A título de exemplo juntam-se ainda os municípios de Mértola (19.188 euros), Gondomar (344.400 euros), Almada (11.300 euros), Coimbra (650 mil euros) e Resende (7.840 euros), entre os vários por todo o país que tiveram de se chegar à frente neste investimento.
Mais de 145 mil computadores entregues
Até ao momento, o Governo já entregou nas escolas cerca de 145 mil computadores, disse o ministério da Educação ao i. Quando ao valor gasto, ultrapassa os 134 milhões de euros. “Os contratos efetuados relativos à totalidade de computadores já comprados estão todos publicitados no portal BASE e ultrapassam os 134 milhões de euros, só em computadores”, avança ainda a tutela.

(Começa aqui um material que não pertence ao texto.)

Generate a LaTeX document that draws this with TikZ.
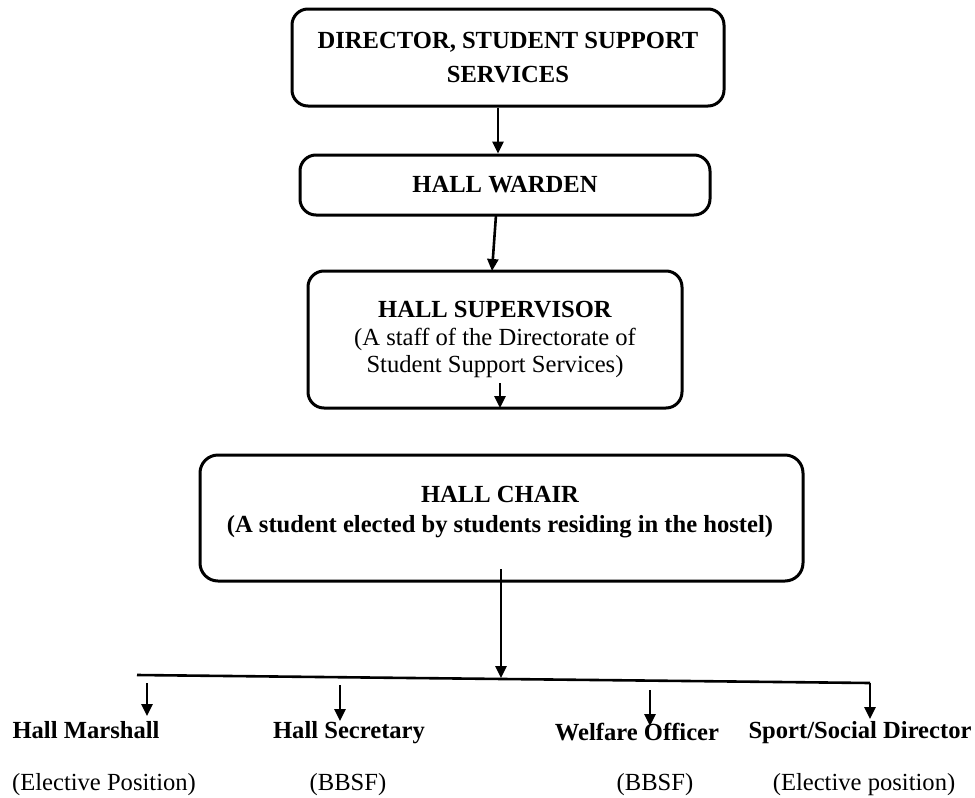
\documentclass[tikz,border=0pt]{standalone}
\usepackage{fontspec}
\setmainfont{Liberation Serif}
\usetikzlibrary{arrows.meta}
\begin{document}
\begin{tikzpicture}[x=0.5pt,y=-0.5pt,
  box/.style={draw=black,line width=1.5pt,rounded corners=8pt,inner sep=0pt,align=center},
  conn/.style={draw=black,line width=1.3pt,-{Triangle[width=5.5pt,length=6pt]}},
  bus/.style={draw=black,line width=1.3pt},
  lbl/.style={inner sep=0pt,anchor=base,font=\fontsize{12.3}{15}\selectfont\bfseries},
  sub/.style={inner sep=0pt,anchor=base,font=\fontsize{12.3}{15}\selectfont}]
\useasboundingbox (0,0) rectangle (975,798);
\fill[white] (0,0) rectangle (975,798);

\node[box,minimum width=216pt,minimum height=48.5pt,font=\fontsize{12.3}{17}\selectfont\bfseries]
  (dir) at (508,57.5) {DIRECTOR, STUDENT SUPPORT\\SERVICES};
\node[box,minimum width=205pt,minimum height=30pt,font=\fontsize{12.3}{15}\selectfont\bfseries]
  (warden) at (505,185) {HALL WARDEN};
\node[box,minimum width=187pt,minimum height=68.5pt,font=\fontsize{12.3}{13.8}\selectfont]
  (sup) at (495,339.5) {\textbf{HALL SUPERVISOR}\\(A staff of the Directorate of\\Student Support Services)};
\node[box,rounded corners=9pt,minimum width=301.5pt,minimum height=63pt] (chair) at (501.5,518) {};
\node[inner sep=0pt,align=center,font=\fontsize{12.3}{15}\selectfont\bfseries] (chairtext) at (500,512)
  {HALL CHAIR\\(A student elected by students residing in the hostel)};

% top arrows
\draw[conn] (dir.south -| 498,0) -- (warden.north -| 498,0);
\coordinate (w1) at (496,215);
\coordinate (s1) at (492,271);
\draw[conn] (w1) -- (s1);
\coordinate (s2) at (500,383);
\coordinate (s3) at (500,408);
\draw[conn] (s2) -- (s3);

% bus
\coordinate (c1) at (501,569);
\coordinate (bl) at (137,675);
\coordinate (bm) at (501,678);
\coordinate (br) at (870,683);
\coordinate (bre) at (870,719);
\draw[conn] (c1) -- (bm);
\draw[bus] (bl) -- (br);
\draw[conn] (br) -- (bre);

\coordinate (m1) at (147,683); \coordinate (m2) at (147,716);
\coordinate (h1) at (340,685); \coordinate (h2) at (340,721);
\coordinate (f1) at (650,690); \coordinate (f2) at (650,726);
\draw[conn] (m1) -- (m2);
\draw[conn] (h1) -- (h2);
\draw[conn] (f1) -- (f2);

% labels
\node[lbl] (marshall) at (86,738) {Hall Marshall};
\node[lbl] (secretary) at (349,738) {Hall Secretary};
\node[lbl] (welfare) at (637,740) {Welfare Officer};
\node[lbl] (sport) at (860,738) {Sport/Social Director};
\node[sub] (marshallsub) at (104,790) {(Elective Position)};
\node[sub] (secretarysub) at (348,790) {(BBSF)};
\node[sub] (welfaresub) at (655,790) {(BBSF)};
\node[sub] (sportsub) at (864,790) {(Elective position)};
\end{tikzpicture}
\end{document}
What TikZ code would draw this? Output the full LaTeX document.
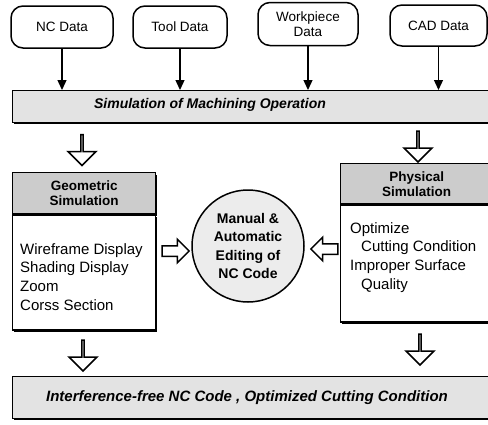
\documentclass[tikz,border=0pt]{standalone}
\usepackage{fontspec}
\setmainfont{Liberation Sans}
\usetikzlibrary{shapes.arrows,shadows,arrows.meta,calc}
\tikzset{
  databox/.style={draw,line width=1.5pt,rounded corners=12pt,fill=white,
    align=center,font=\fontsize{13.5}{15}\selectfont,inner sep=2pt},
  bar/.style={draw,line width=1.4pt,fill=gray!22,
    drop shadow={shadow xshift=0.8pt,shadow yshift=-1.4pt,fill=black,opacity=1}},
  headbox/.style={draw,line width=1.4pt,fill=gray!40,align=center,
    font=\bfseries\fontsize{13.5}{17}\selectfont,inner sep=0pt},
  bodybox/.style={draw,line width=1.4pt,fill=white,inner sep=0pt},
  boxshadow/.style={drop shadow={shadow xshift=1.6pt,shadow yshift=-1.8pt,fill=black,opacity=1}},
  bodytext/.style={align=left,anchor=north west,inner sep=0pt,
    font=\fontsize{15}{18.8}\selectfont},
  bartext/.style={font=\bfseries\itshape\fontsize{14}{16}\selectfont,inner sep=0pt},
  feed/.style={line width=1.3pt,-{Triangle[length=10pt,width=9pt]}},
  hollow/.style={single arrow,draw,line width=1.6pt,fill=white,inner xsep=0pt,
    inner ysep=5pt,minimum width=28pt,single arrow head extend=9pt,minimum height=31pt,
    single arrow tip angle=90},
  hollowh/.style={single arrow,draw,line width=1.5pt,fill=white,inner xsep=0pt,
    inner ysep=4.5pt,minimum width=22pt,single arrow head extend=6.5pt,minimum height=27pt,
    single arrow tip angle=90},
}
\begin{document}
\begin{tikzpicture}[x=1pt,y=-1pt]
\useasboundingbox (0,0) rectangle (488,424);
\clip (0,0) rectangle (488,424);

% input data boxes
\node[databox,minimum width=102pt,minimum height=42pt] (nc) at (62,27) {NC Data};
\node[databox,minimum width=94pt,minimum height=42pt] (tool) at (180,27) {Tool Data};
\node[databox,minimum width=100pt,minimum height=43pt] (work) at (308,24) {Workpiece\\Data};
\node[databox,minimum width=97pt,minimum height=41pt] (cad) at (438.5,25.5) {CAD Data};

% top bar
\node[bar,minimum width=482pt,minimum height=32pt,anchor=north west] (sim) at (12,90) {};
\node[bartext] (simtext) at (210,105) {Simulation of Machining Operation};

\foreach \n in {nc,tool,work,cad}
  \draw[feed] (\n.south) -- (\n.south |- sim.north);

% geometric simulation
\node[headbox,boxshadow,minimum width=143pt,minimum height=41pt,anchor=north west] (geohead) at (12,172) {Geometric\\[-2pt]Simulation};
\node[bodybox,boxshadow,minimum width=143pt,minimum height=115pt,anchor=north] (geobody) at (geohead.south) {};
\node[bodytext] (geotext) at (20,243) {Wireframe Display\\Shading Display\\Zoom\\Corss Section};

% physical simulation
\node[headbox,boxshadow,minimum width=152pt,minimum height=40pt,anchor=north west] (phyhead) at (340,163) {Physical\\[-2pt]Simulation};
\node[bodybox,boxshadow,minimum width=152pt,minimum height=117pt,anchor=north] (phybody) at (phyhead.south) {};
\node[bodytext] (phytext) at (350,222) {Optimize\\\hspace*{11pt}Cutting Condition\\Improper Surface\\\hspace*{11pt}Quality};

% circle
\node[circle,draw,line width=1.5pt,fill=gray!15,minimum size=112pt,inner sep=0pt,
  align=center,font=\bfseries\fontsize{14}{18.6}\selectfont] (edit) at (248,246)
  {Manual \&\\Automatic\\Editing of\\NC Code};

% bottom bar
\node[bar,minimum width=482pt,minimum height=42pt,anchor=north west] (out) at (12,376) {};
\node[bartext,font=\bfseries\itshape\fontsize{15}{17}\selectfont] (outtext) at (247,398) {Interference-free NC Code , Optimized Cutting Condition};

% hollow arrows
\node[hollow,shape border rotate=270] (a1) at (82,149.5) {};
\node[hollow,shape border rotate=270] (a2) at (418,146) {};
\node[hollow,shape border rotate=270] (a3) at (83,355) {};
\node[hollow,shape border rotate=270] (a4) at (420,349) {};
\node[hollowh] (a5) at (173,251) {};
\node[hollowh,shape border rotate=180] (a6) at (327,249) {};
\end{tikzpicture}
\end{document}
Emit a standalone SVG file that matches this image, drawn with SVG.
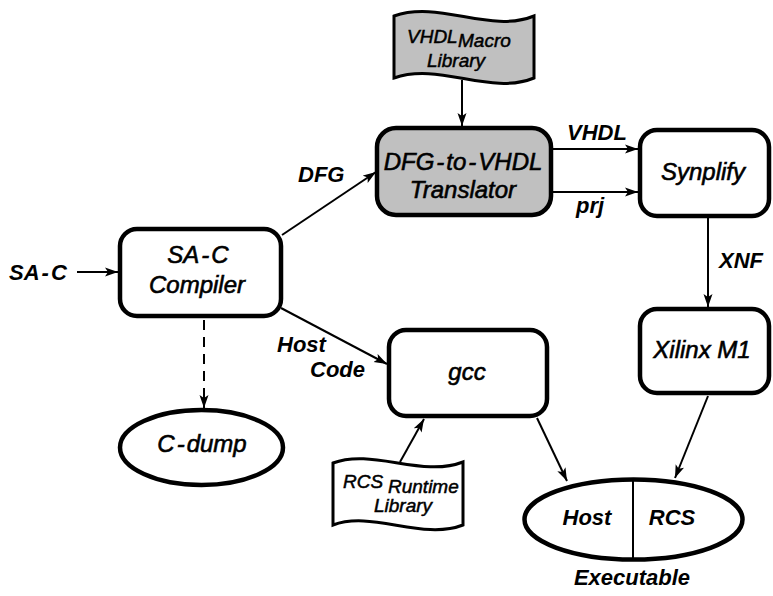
<svg xmlns="http://www.w3.org/2000/svg" width="773" height="596" viewBox="0 0 773 596">
<style>
.box{fill:#fff;stroke:#000;stroke-width:4.5}
.gray{fill:#c0c0c0}
.doc{stroke:#000;stroke-width:3;stroke-linejoin:miter}
.t{font-family:"Liberation Sans",Arial,sans-serif;font-style:italic;font-size:24px;fill:#000;stroke:#000;stroke-width:0.6;text-anchor:middle}
.lb{font-family:"Liberation Sans",Arial,sans-serif;font-style:italic;font-weight:bold;font-size:22px;fill:#000}
.d{font-family:"Liberation Sans",Arial,sans-serif;font-style:italic;font-size:19px;fill:#000;stroke:#000;stroke-width:0.5}
.c{fill:none;stroke:#000;stroke-width:2;marker-end:url(#ah)}
</style>
<defs>
<marker id="ah" markerUnits="userSpaceOnUse" markerWidth="14" markerHeight="10" refX="13" refY="5" orient="auto">
<path d="M0,0.5 L13,5 L0,9.5 L3,5 Z" fill="#000"/>
</marker>
</defs>
<g id="connectors">
<line class="c" x1="77" y1="272" x2="118" y2="272"/>
<line class="c" x1="282" y1="235" x2="376" y2="172"/>
<line class="c" x1="462" y1="80" x2="462" y2="126"/>
<line class="c" x1="553" y1="149" x2="638" y2="149"/>
<line class="c" x1="553" y1="192" x2="638" y2="192"/>
<line class="c" x1="708" y1="218" x2="708" y2="307"/>
<line class="c" x1="281" y1="308" x2="387" y2="364"/>
<line class="c" x1="204" y1="320" x2="204" y2="408" stroke-dasharray="10 7"/>
<line class="c" x1="400" y1="462" x2="424" y2="419"/>
<line class="c" x1="537" y1="418" x2="567" y2="481"/>
<line class="c" x1="708" y1="396" x2="675" y2="478"/>
<text class="lb" x="9" y="280">SA<tspan dx="2">-</tspan><tspan dx="2">C</tspan></text>
<text class="lb" x="298" y="182">DFG</text>
<text class="lb" x="567" y="140">VHDL</text>
<text class="lb" x="576" y="213">prj</text>
<text class="lb" x="719" y="268">XNF</text>
<text class="lb" x="277" y="352">Host</text>
<text class="lb" x="310" y="377">Code</text>
</g>
<g id="compiler">
<rect class="box" x="120" y="229" width="161" height="87" rx="17"/>
<text class="t" x="198" y="263">SA<tspan dx="2">-</tspan><tspan dx="2">C</tspan></text>
<text class="t" x="197" y="293">Compiler</text>
</g>
<g id="macro-library">
<path class="doc gray" d="M394,16 C440,0 490,34 534,16 L534,78 C490,96 440,62 394,78 Z"/>
<text class="d" x="407" y="43" font-size="18">VHDL</text>
<text class="d" x="458" y="47">Macro</text>
<text class="d" x="456" y="67" text-anchor="middle">Library</text>
</g>
<g id="translator">
<rect class="box gray" x="377" y="128" width="174" height="87" rx="19"/>
<text class="t" x="463" y="170" stroke-width="0.9">DFG<tspan dx="2">-</tspan><tspan dx="2">to</tspan><tspan dx="2">-</tspan><tspan dx="2">VHDL</tspan></text>
<text class="t" x="463" y="198">Translator</text>
</g>
<g id="synplify">
<rect class="box" x="640" y="130" width="129" height="86" rx="17"/>
<text class="t" x="703" y="180">Synplify</text>
</g>
<g id="xilinx">
<rect class="box" x="640" y="309" width="129" height="84" rx="17"/>
<text class="t" x="702" y="358">Xilinx M1</text>
</g>
<g id="gcc">
<rect class="box" x="389" y="330" width="158" height="86" rx="17"/>
<text class="t" x="467" y="380">gcc</text>
</g>
<g id="cdump">
<ellipse class="box" cx="201.5" cy="447.5" rx="81.5" ry="37.5"/>
<text class="t" x="202" y="452">C<tspan dx="2">-</tspan><tspan dx="2">dump</tspan></text>
</g>
<g id="runtime-library">
<path class="doc" fill="#fff" d="M333,463 C372,448 422,478 463,462 L463,525 C422,541 372,510 333,525 Z"/>
<text class="d" x="343" y="488" font-size="18">RCS</text>
<text class="d" x="388" y="493">Runtime</text>
<text class="d" x="403" y="512" text-anchor="middle">Library</text>
</g>
<g id="executable">
<ellipse class="box" cx="633.5" cy="519.5" rx="109" ry="40"/>
<line x1="633" y1="479" x2="633" y2="560" stroke="#000" stroke-width="2"/>
<text class="lb" x="587" y="525" text-anchor="middle">Host</text>
<text class="lb" x="672" y="525" text-anchor="middle">RCS</text>
<text class="lb" x="632" y="585" text-anchor="middle" font-size="24">Executable</text>
</g>
</svg>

Em janeiro deste ano, o ministro da Educação, Tiago Brandão Rodrigues, anunciou que foram comprados mais 335 mil computadores que seriam “em breve” entregues nas escolas, os quais se juntam aos 100 mil que foram distribuídos pelos alunos no anterior período.
Mais tarde, a oposição criticou o Governo pelo atraso e o ministro da Educação foi claro: “Os computadores não estavam guardados num armazém, nem aqui nem na China. Não há stock, tiveram de ser feitos para cada encomenda, e isto é um problema mundial”.